Green Posted June 11, 2010 Posted June 11, 2010 Being good or "nice" as you put it and expecting life to hand you some kind of reward is pointless. Doing things you can be proud of and helping people because it makes YOU feel good is not "a crock."
threebyfate Posted June 11, 2010 Posted June 11, 2010 Essentially selfish, in the sense that it serves my own interests, but "selfish" doesn't have to mean you automatically take away from others...I really, really like the way you've worded this. I cannot stand the fake niceness that people put out who then get abusive or psychotic when there's no return for their fakery. There's no such thing as niceness, in the altruistic sense. But if your actions also benefit others, you're a step above most people.
Author jean-luc sisko Posted June 12, 2010 Author Posted June 12, 2010 Just because you look at human history and believe that you see it as a pervasive influence, doesn't mean it's the only part of our nature. But if you look at every one of your fellow human beings and control and domination is all you see, I submit that it is, probably, the fundamental part of your nature. That must be hard, indeed, to live with. You're going to have to quote a higher philosophical source than The Princess Bride to convince me. I'm sorry your life is pain. Is it only pain? - Yes, because human nature has never changed. Human history is about brutality, savagery and subjugation. - I understand the nature of man, and it is savage. - As for philosophical source, well observation, logic and history support my analysis. - My life is not pain. More often than not, I seek to treat people well.
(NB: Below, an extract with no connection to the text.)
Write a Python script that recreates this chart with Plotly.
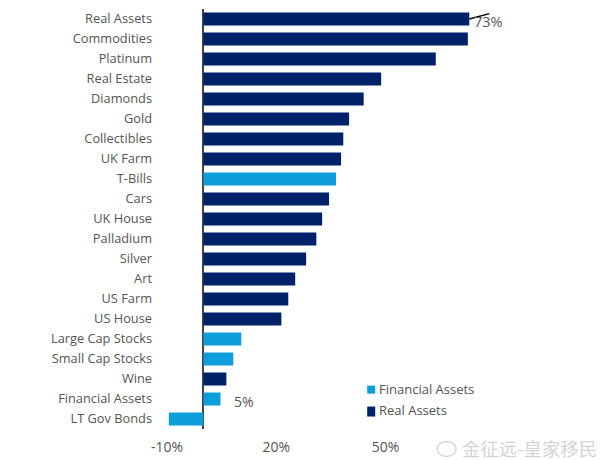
import plotly.graph_objects as go

categories = ["Real Assets", "Commodities", "Platinum", "Real Estate", "Diamonds", "Gold",
              "Collectibles", "UK Farm", "T-Bills", "Cars", "UK House", "Palladium", "Silver",
              "Art", "US Farm", "US House", "Large Cap Stocks", "Small Cap Stocks", "Wine",
              "Financial Assets", "LT Gov Bonds"]
values = [73, 72.6, 63.8, 48.8, 44, 40, 38.4, 37.8, 36.4, 34.5, 32.6, 31, 28.2, 25.2, 23.3,
          21.4, 10.4, 8.2, 6.3, 4.7, -9.5]
financial = {"T-Bills", "Large Cap Stocks", "Small Cap Stocks", "Financial Assets", "LT Gov Bonds"}
tick_vals = [-10, 20, 50]
tick_text = ["-10%", "20%", "50%"]
FONT = "Open Sans"
TEXT = "#555555"
COLOURS = {"Financial Assets": "#0d9ddb", "Real Assets": "#012169"}

# The page adds an 8px body margin, so the figure is sized and placed to compensate.
W, H = 604, 452
L, R, T, B = 158.5, 99, 0.5, 30.5
PW, PH = W - L - R, H - T - B
def px(x): return (x - 8 - L) / PW
def py(y): return (H - B - (y - 8)) / PH

fig = go.Figure()
for name, member in [("Financial Assets", True), ("Real Assets", False)]:
    ys = [c for c in categories if (c in financial) == member]
    xs = [v for c, v in zip(categories, values) if (c in financial) == member]
    fig.add_trace(go.Bar(name=name, y=ys, x=xs, orientation="h",
                         marker=dict(color=COLOURS[name], line_width=0)))

fig.update_layout(
    width=W, height=H, autosize=False, barmode="overlay", bargap=0.35,
    margin=dict(l=L, r=R, t=T, b=B),
    paper_bgcolor="white", plot_bgcolor="white",
    font=dict(family=FONT, size=12.8, color=TEXT),
    xaxis=dict(range=[-10, 85], tickvals=tick_vals, ticktext=tick_text, showgrid=False,
               zeroline=True, zerolinecolor="#444444", zerolinewidth=1.5, showline=False, ticks="",
               tickfont=dict(size=14), ticklabelstandoff=8),
    yaxis=dict(categoryorder="array", categoryarray=categories[::-1], showgrid=False, ticks="",
               showline=False, zeroline=False, automargin=False, ticklabelstandoff=14),
    showlegend=False,
)
fig.add_annotation(x=4.7, y="Financial Assets", text="5%", showarrow=False, xanchor="left", xshift=11,
                   yshift=-2, font=dict(size=14, color=TEXT))
fig.add_annotation(x=73, y="Real Assets", text="73%", showarrow=False, xanchor="left", xshift=3, yshift=-2,
                   font=dict(size=14.5, color=TEXT))
fig.add_shape(type="line", x0=73, x1=78.5, y0="Real Assets", y1="Real Assets", xref="x", yref="y",
              line=dict(color="black", width=1.3), y0shift=0, y1shift=0.27)

# Legend swatches and labels
for name, y0, y1, yc in [("Financial Assets", 386, 394, 389), ("Real Assets", 407, 417, 410)]:
    fig.add_shape(type="rect", xref="paper", yref="paper", x0=px(367), x1=px(375), y0=py(y1), y1=py(y0),
                  fillcolor=COLOURS[name], line_width=0)
    fig.add_annotation(xref="paper", yref="paper", x=px(379), y=py(yc), text=name, showarrow=False,
                       xanchor="left", yanchor="middle", font=dict(size=13, color=TEXT), xshift=-2)

# Watermark
fig.add_shape(type="circle", xref="paper", yref="paper", x0=px(437), x1=px(456), y0=py(457), y1=py(442),
              line=dict(color="#d8d8d8", width=1.5))
fig.add_annotation(xref="paper", yref="paper", x=px(530), y=py(449), text="金征远-皇家移民", showarrow=False,
                   xanchor="center", yanchor="middle",
                   font=dict(family="Noto Sans CJK SC", size=18.4, color="#d4d4d4"))
fig.write_html("out.html")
You'reasian Posted June 13, 2010 Posted June 13, 2010 (edited) The problem is that many 'nice' people tend to fall into camps. 1. Being nice on the surface with alterior motives i.e. i'll be nice to this person and they will reward me. If there is no reward, the 'nice' person becomes bitter and resentful. They are nice for rewards. 2. The nice person that has no backbone or assertiveness. These people become doormats and then wonder why people walk on them. Being nice is a great thing to be, if you have boundaries, are assertive, know when to say no and have other things going for you. No-one said being nice alone was a way to make it in the world. There's a third camp: 3. Altruistic. These people are nice in spite of how others treat them, but do not mistake their kindness for weakness. Nikki, suppose someone does something nice for you, then walks away not expecting anything in return. From a selfish perspective, this seems idiotic or weak. From an altruistic perspective, this seems like a good thing. Edited June 13, 2010 by You'reasian
Author jean-luc sisko Posted June 13, 2010 Author Posted June 13, 2010 So it's better for everyone including yourself to feel more unhappy? Life is pain. This is a truth of the human condition. So if people's lives are unhappy, then it's just how it is, or how it was designed.
Author jean-luc sisko Posted June 17, 2010 Author Posted June 17, 2010 We are social animals. It is just as much a part of our species to be malevolently opportunistic as it is to benevolently work together. Sounds like you're just in a funk and only able to see the bad right now. hmm... but the world is anything goes. As anything goes, which is the inherent law of the universe, then it lends to the OP.
Taramere Posted June 21, 2010 Posted June 21, 2010 My life is not pain. More often than not, I seek to treat people well. So why do you suppose you do that?
Author jean-luc sisko Posted June 23, 2010 Author Posted June 23, 2010 So why do you suppose you do that? to be decent. who doesn't act like that?